Ohio Ethics Commission probes councilmen

ST. CLAIRSVILLE – New revelations in the ongoing case of a pair of Bridgeport Village Councilmen accused of double-dipping have the pair under investigation by the Ohio Ethics Commission.

That was disclosed during a pre-trial hearing Wednesday for Ben Lenz and Dave Smith before Belmont County Probate Court Judge J. Mark Costine. The pair are being sued by nine village residents.

Costine also ordered Belmont County Prosecutor Chris Berhalter to prosecute the case despite Berhalter previously sending the judge a letter that stated he didn’t think his office should prosecute the case, as the village did have a solicitor in Mark Thomas who is not a subject in the legal matter.

But Costine recused Thomas in late August and Wednesday told Berhalter to explain his stance to the court. After a meeting in Costine’s chambers, the judge ruled Berhalter must represent the plaintiffs.

Berhalter and J. Dean Carro, an attorney representing the defendants, both asked for another continuance until the Ohio Ethics Commission probe is completed.

Costine granted the request.

In the meantime, the two councilmen will not be allowed to attend council meetings until at least their Oct. 2 trial date.

The lawsuit also alleges that Smith’s wife, Misty, also receives compensation through the Village of Bridgeport Fire Department.

The nine village residents named as plaintiffs in the suit are John Porter, Shirleann Murad, James J. Murad, Mikida J. Clegg, H. James Brubach, Chris Tarter, Diane K. Orum, Anna M. Gallagher and William E. Clegg.

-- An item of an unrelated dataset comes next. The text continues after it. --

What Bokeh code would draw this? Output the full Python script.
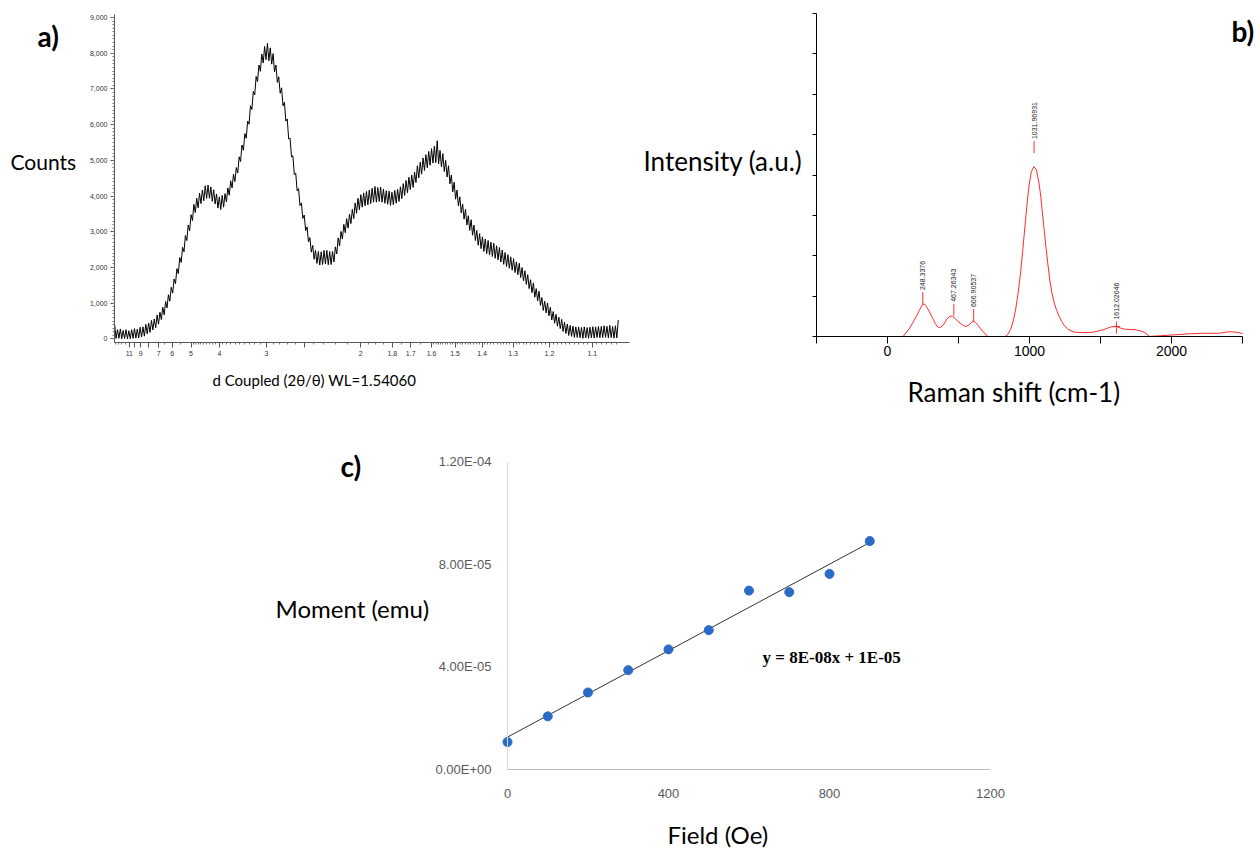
import numpy as np
from bokeh.plotting import figure
from bokeh.models import (Range1d, FixedTicker, SingleIntervalTicker,
                          NumeralTickFormatter, Label, Span)
from bokeh.layouts import row, column
from bokeh.embed import file_html
from bokeh.resources import INLINE

# ---------------- a) XRD pattern (x in 1/d, 1/Angstrom) ----------------
xrd_inv_d_start = 0.065
xrd_inv_d_step = 0.0025
xrd_counts = [
    400, 15, 260, 20, 280, 10, 240, 15, 260, 5, 230, 10, 260, 20, 290, 25,
    280, 30, 330, 55, 340, 80, 410, 145, 450, 185, 520, 255, 560, 315,
    670, 415, 750, 545, 890, 675, 1050, 870, 1240, 1060, 1450, 1285,
    1680, 1550, 1970, 1830, 2280, 2145, 2570, 2440, 2900, 2755, 3190, 3030,
    3480, 3315, 3770, 3540, 3940, 3670, 4080, 3790, 4170, 3870, 4290, 3935,
    4310, 3940, 4260, 3855, 4180, 3780, 4060, 3665, 3980, 3625, 4020, 3690,
    4070, 3835, 4230, 4025, 4430, 4230, 4610, 4410, 4800, 4645, 5100, 4970,
    5430, 5285, 5750, 5620, 6100, 6015, 6530, 6425, 6930, 6830, 7350, 7205,
    7670, 7495, 7980, 7725, 8190, 7820, 8280, 7790, 8150, 7695, 7990, 7480,
    7670, 7180, 7340, 6880, 7030, 6530, 6630, 6100, 6160, 5600, 5620, 5095,
    5130, 4605, 4640, 4150, 4210, 3735, 3810, 3375, 3470, 3030, 3140, 2720,
    2840, 2430, 2620, 2230, 2480, 2115, 2450, 2070, 2440, 2085, 2480, 2100,
    2480, 2080, 2450, 2085, 2450, 2155, 2580, 2380, 2830, 2605, 3010, 2800,
    3210, 2975, 3370, 3105, 3500, 3230, 3630, 3370, 3810, 3520, 3940, 3620,
    4040, 3690, 4090, 3730, 4130, 3755, 4170, 3790, 4220, 3830, 4270, 3830,
    4240, 3850, 4250, 3830, 4200, 3800, 4150, 3770, 4140, 3740, 4110, 3760,
    4160, 3800, 4190, 3850, 4260, 3930, 4350, 4020, 4440, 4095, 4530, 4185,
    4590, 4245, 4670, 4380, 4850, 4510, 4950, 4615, 5070, 4720, 5160, 4795,
    5250, 4865, 5330, 4925, 5400, 4940, 5550, 4905, 5280, 4820, 5190, 4690,
    5000, 4535, 4850, 4345, 4590, 4120, 4390, 3915, 4170, 3725, 3980, 3530,
    3780, 3355, 3630, 3190, 3450, 3040, 3340, 2905, 3190, 2755, 3040, 2625,
    2950, 2530, 2860, 2450, 2800, 2390, 2760, 2350, 2710, 2310, 2680, 2260,
    2610, 2215, 2560, 2155, 2490, 2090, 2420, 2030, 2360, 1980, 2300, 1925,
    2250, 1860, 2160, 1800, 2120, 1720, 2000, 1625, 1910, 1530, 1800, 1410,
    1660, 1295, 1570, 1170, 1410, 1065, 1340, 940, 1160, 800, 1060, 730,
    1010, 650, 890, 530, 770, 440, 690, 360, 610, 290, 550, 210,
    470, 155, 420, 100, 380, 75, 360, 45, 340, 45, 340, 35,
    320, 20, 340, 30, 320, 20, 330, 32, 345, 27, 340, 42,
    355, 37, 350, 40, 370, 47, 355, 32, 380, 40, 350, 25,
    370, 30, 530]
d_tick_labels = ["11", "9", "7", "6", "5", "4", "3", "2", "1.8", "1.7",
                 "1.6", "1.5", "1.4", "1.3", "1.2", "1.1"]
d_tick_unlabeled = [10, 8, 2.5]

# ---------------- b) Raman spectrum ----------------
raman_shift = [-500, -300, -100, 0, 60, 110, 157, 200, 225, 247, 262, 275, 293,
               311, 335, 358, 375, 394, 418, 441, 458, 476, 494, 512, 535, 554,
               578, 602, 618, 635, 656, 677, 708, 740, 780, 810, 831, 850, 866,
               884, 902, 920, 937, 953, 968, 982, 996, 1013, 1032, 1048, 1067,
               1080, 1091, 1103, 1115, 1129, 1143, 1158, 1174, 1192, 1209, 1227,
               1245, 1268, 1292, 1315, 1339, 1434, 1505, 1545, 1576, 1613, 1640,
               1670, 1741, 1780, 1812, 1847, 1882, 1976, 2094, 2212, 2330, 2413,
               2472, 2500]
raman_intensity = [-0.6, -0.55, -0.45, -0.35, -0.15, 0.0, 0.21, 0.48, 0.65, 0.80,
                   0.80, 0.74, 0.63, 0.50, 0.33, 0.22, 0.23, 0.29, 0.43, 0.51,
                   0.50, 0.45, 0.38, 0.33, 0.27, 0.25, 0.30, 0.38, 0.35, 0.29,
                   0.19, 0.10, 0.0, -0.10, -0.14, -0.08, 0.0, 0.07, 0.17, 0.36,
                   0.66, 1.08, 1.57, 2.15, 2.73, 3.25, 3.72, 4.09, 4.21, 4.13,
                   3.80, 3.45, 3.06, 2.65, 2.23, 1.80, 1.40, 1.08, 0.83, 0.64,
                   0.50, 0.37, 0.27, 0.19, 0.14, 0.11, 0.10, 0.10, 0.15, 0.20,
                   0.24, 0.25, 0.21, 0.18, 0.17, 0.14, 0.10, 0.0, 0.01, 0.03,
                   0.06, 0.08, 0.08, 0.12, 0.10, 0.07]
peak_labels = ["248.3376", "467.26343", "606.90537", "1031.96931", "1612.02046"]
peak_height = [0.80, 0.51, 0.38, 4.21, 0.25]

# ---------------- c) Moment vs field ----------------
field_oe = [0, 100, 200, 300, 400, 500, 600, 700, 800, 900]
moment_emu = [1.07e-5, 2.07e-5, 3.00e-5, 3.87e-5, 4.68e-5, 5.43e-5,
              6.97e-5, 6.91e-5, 7.62e-5, 8.90e-5]
moment_ticks = [0, 4e-5, 8e-5, 1.2e-4]
moment_tick_labels = ["0.00E+00", "4.00E-05", "8.00E-05", "1.20E-04"]
field_ticks = [0, 400, 800, 1200]
equation_text = "y = 8E-08x + 1E-05"

LABEL_FONT = "Lato"
PAGE_W = 1259
PAGE_H = 848


def make_label(x, y, text, size, font=LABEL_FONT, style="normal", align="left",
               color="black", angle=0.0):
    return Label(x=x, y=y, text=text, text_font=font, text_font_size=f"{size}px",
                 text_font_style=style, text_align=align, text_baseline="middle",
                 text_color=color, angle=angle)


def add_text(p, frame, px, py, text, size, **kw):
    """Text inside a plot frame, given page-pixel coordinates."""
    L, R, T, B, x0, x1, y0, y1 = frame
    x = x0 + (px - L) / (R - L) * (x1 - x0)
    y = y0 + (B - py) / (B - T) * (y1 - y0)
    p.add_layout(make_label(x, y, text, size, **kw))


def text_fig(left, top, width, height, items):
    """A blank figure holding only texts; items use page-pixel coordinates."""
    f = figure(width=width, height=height, x_range=Range1d(0, width),
               y_range=Range1d(0, height), output_backend="svg",
               toolbar_location=None, x_axis_type=None, y_axis_type=None,
               min_border=0, title=None)
    f.outline_line_color = None
    f.background_fill_color = None
    f.border_fill_color = None
    for px, py, text, size, kw in items:
        f.add_layout(make_label(px - left, top + height - py, text, size, **kw))
    return f


def solo(fig):
    """Wrap a figure so that its frame is not aligned with its neighbours."""
    return column(fig)


ROW1_H = 372
ROW2_TOP = 410
ROW2_H = 400

# ======================= panel a =======================
A_frame = (114, 629, 14, 342, 0.06469, 0.97487, -98, 9084.5)
pa = figure(width=640 - 84, height=ROW1_H, title=None,
            x_range=Range1d(A_frame[4], A_frame[5]),
            y_range=Range1d(A_frame[6], A_frame[7]),
            output_backend="svg", toolbar_location=None,
            min_border_left=114 - 84, min_border_right=640 - 629,
            min_border_top=14, min_border_bottom=ROW1_H - 342)
pa.outline_line_color = None
pa.grid.visible = False
pa.background_fill_color = None

xrd_inv_d = [round(xrd_inv_d_start + i * xrd_inv_d_step, 5) for i in range(len(xrd_counts))]
pa.line(xrd_inv_d, xrd_counts, color="black", line_width=1)

q_major = [1.0 / float(s) for s in d_tick_labels] + [1.0 / d for d in d_tick_unlabeled]
overrides = {1.0 / float(s): s for s in d_tick_labels}
overrides.update({1.0 / d: "" for d in d_tick_unlabeled})
d_minor = [15, 14, 13, 12, 6.5, 5.5]
d_minor += [round(4 + 0.1 * k, 2) for k in range(1, 10)]
d_minor += [round(3 + 0.1 * k, 2) for k in range(1, 10)]
d_minor += [round(2 + 0.1 * k, 2) for k in range(1, 10) if k != 5]
d_minor += [1.95, 1.9, 1.85, 1.75, 1.65]
d_minor += [round(1.05 + 0.01 * k, 2) for k in range(0, 55)
            if round(1.05 + 0.01 * k, 2) not in (1.1, 1.2, 1.3, 1.4, 1.5)]
pa.xaxis.ticker = FixedTicker(ticks=q_major, minor_ticks=[1.0 / d for d in d_minor])
pa.xaxis.major_label_overrides = overrides
pa.yaxis.ticker = SingleIntervalTicker(interval=1000, num_minor_ticks=10)
pa.yaxis.formatter = NumeralTickFormatter(format="0,0")
for ax in (pa.xaxis[0], pa.yaxis[0]):
    ax.axis_line_color = "#555555"
    ax.major_tick_line_color = "#555555"
    ax.minor_tick_line_color = "#777777"
    ax.major_tick_in = 0
    ax.minor_tick_in = 0
    ax.major_tick_out = 4
    ax.minor_tick_out = 2
    ax.major_label_text_font = "Liberation Sans"
    ax.major_label_text_font_size = "7px"
    ax.major_label_text_color = "#333333"
    ax.major_label_standoff = 3
pa.xaxis.major_tick_out = 5

ta = text_fig(0, 0, 84, ROW1_H, [
    (37, 35, "a)", 28, dict(style="bold")),
    (10, 161, "Counts", 21, {}),
])

# ======================= panel b =======================
b_units_per_px = 3000.0 / 426.0
B_left = 810
B_frame = (816, PAGE_W, 13, 336, -500, 2500 + (PAGE_W - 1242) * b_units_per_px, 0, 8)
pb = figure(width=PAGE_W - B_left, height=ROW1_H, title=None,
            x_range=Range1d(B_frame[4], B_frame[5]), y_range=Range1d(0, 8),
            output_backend="svg", toolbar_location=None,
            min_border_left=816 - B_left, min_border_right=0,
            min_border_top=13, min_border_bottom=ROW1_H - 336)
pb.outline_line_color = None
pb.grid.visible = False
pb.background_fill_color = None
pb.line(raman_shift, raman_intensity, color="#ff2b2b", line_width=1)

peak_pos = [float(s) for s in peak_labels]
marker_gap = [0.0, 0.0, 0.0, 0.33, -0.18]
marker_len = 0.3
m_y0 = [h + g for h, g in zip(peak_height, marker_gap)]
m_y1 = [y + marker_len for y in m_y0]
pb.segment(x0=peak_pos, y0=m_y0, x1=peak_pos, y1=m_y1, color="#ff2b2b", line_width=1)
pb.scatter([peak_pos[4]], [peak_height[4]], marker="dash", size=7,
           line_color="#ff2b2b", line_width=1)
for x, ytop, txt in zip(peak_pos, m_y1, peak_labels):
    pb.add_layout(make_label(x, ytop + 0.05, txt, 7, font="Liberation Sans",
                             color="#222222", angle=np.pi / 2))

pb.xaxis.ticker = FixedTicker(ticks=[-500, 0, 500, 1000, 1500, 2000, 2500])
pb.xaxis.major_label_overrides = {-500: "", 500: "", 1500: "", 2500: ""}
pb.xaxis.bounds = (-500, 2500)
pb.yaxis.ticker = FixedTicker(ticks=list(range(0, 9)))
pb.yaxis.major_label_overrides = {i: "" for i in range(0, 9)}
for ax in (pb.xaxis[0], pb.yaxis[0]):
    ax.axis_line_color = "black"
    ax.major_tick_line_color = "black"
    ax.minor_tick_line_color = None
    ax.major_tick_in = 0
    ax.major_label_text_font = "Liberation Sans"
    ax.major_label_text_font_size = "14px"
    ax.major_label_text_color = "black"
pb.xaxis.major_tick_out = 7
pb.xaxis.major_label_standoff = 2
pb.yaxis.major_tick_out = 4
pb.yaxis.major_label_standoff = 0

add_text(pb, B_frame, 1231, 30, "b)", 28, style="bold")

tb = text_fig(640, 0, B_left - 640, ROW1_H, [
    (643, 160, "Intensity (a.u.)", 26, {}),
])

# strip under panels a and b
strip1 = text_fig(0, ROW1_H, PAGE_W, ROW2_TOP - ROW1_H, [
    (212, 379, "d Coupled (2θ/θ) WL=1.54060", 15, {}),
    (907, 391, "Raman shift (cm-1)", 26, {}),
])

# ======================= panel c =======================
c_units_per_px = 1200.0 / 483.0
C_fig_left = 430
C_left = 501
C_frame = (C_left, 990, 461, 769, -(507 - C_left) * c_units_per_px, 1200, 0, 1.2e-4)
pc = figure(width=1010 - C_fig_left, height=ROW2_H, title=None,
            x_range=Range1d(C_frame[4], 1200), y_range=Range1d(0, 1.2e-4),
            output_backend="svg", toolbar_location=None,
            min_border_left=C_left - C_fig_left, min_border_right=20,
            min_border_top=461 - ROW2_TOP, min_border_bottom=ROW2_TOP + ROW2_H - 769)
pc.outline_line_color = None
pc.grid.visible = False
pc.background_fill_color = None

pc.add_layout(Span(location=0, dimension="height", line_color="#d9d9d9", line_width=1))
slope, intercept = np.polyfit(field_oe, moment_emu, 1)
fit_x = [min(field_oe), max(field_oe)]
fit_y = [slope * x + intercept for x in fit_x]
pc.line(fit_x, fit_y, color="#333333", line_width=1)
pc.scatter(field_oe, moment_emu, size=9, color="#2a6ac8")

pc.xaxis.ticker = FixedTicker(ticks=field_ticks)
pc.xaxis.bounds = (0, 1200)
pc.yaxis.ticker = FixedTicker(ticks=moment_ticks)
pc.yaxis.major_label_overrides = dict(zip(moment_ticks, moment_tick_labels))
for ax in (pc.xaxis[0], pc.yaxis[0]):
    ax.major_tick_line_color = None
    ax.minor_tick_line_color = None
    ax.major_tick_out = 0
    ax.major_tick_in = 0
    ax.major_label_text_font = "Liberation Sans"
    ax.major_label_text_font_size = "13px"
    ax.major_label_text_color = "#595959"
pc.yaxis.axis_line_color = None
pc.xaxis.axis_line_color = "#bfbfbf"
pc.yaxis.major_label_standoff = 10
pc.xaxis.major_label_standoff = 19

add_text(pc, C_frame, 762, 657, equation_text, 17, font="Liberation Serif", style="bold")

tc = text_fig(0, ROW2_TOP, C_fig_left, ROW2_H, [
    (340, 465, "c)", 28, dict(style="bold")),
    (275, 608, "Moment (emu)", 24, {}),
])

strip2_top = ROW2_TOP + ROW2_H
strip2 = text_fig(0, strip2_top, PAGE_W, PAGE_H - strip2_top, [
    (667, 834, "Field (Oe)", 24, {}),
])

layout = column(
    row(solo(ta), solo(pa), solo(tb), solo(pb)),
    solo(strip1),
    row(solo(tc), solo(pc)),
    solo(strip2),
)
open("out.html", "w").write(file_html(layout, INLINE))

Along with possibly being removed from their council seats, attorney Michael Shaheen, who is one of the attorneys representing the plaintiffs, said the accused, if found to be in violation of the law, could be ordered to pay financial restitution to the village, and also could be responsible for the plaintiffs’ legal fees.

A temporary restraining order and preliminary injunction, issued by Costine, preventing Smith and Lenz from participating in any undertaking associated with their position with village council, including, but not limited to, council meetings, committee meetings, and communications with village officials until the conclusion of the case, was also extended upon agreement by all attorneys involved, according to court documents.

The court, however, reserves jurisdiction to make further rulings on the TRO as may be necessary. The court also found that the village will not be irreparably harmed by the extension of the TRO and encourages village council and village officials to schedule council meetings and conduct the ordinary business, which was done Tuesday night.

Shaheen filed a four-page lawsuit nearly a month ago on the behalf of nine village residents against Smith and Lenz. Both Smith and Lenz are accused of hiring themselves in their capacities on council as EMTs through the village during their current terms.

According to Ohio Revised Code 705.12, a councilman is prohibited from being employed by the same entity and prohibited from having an interest “in the profits or emoluments of any contract, job, work, or service for the municipal corporation.”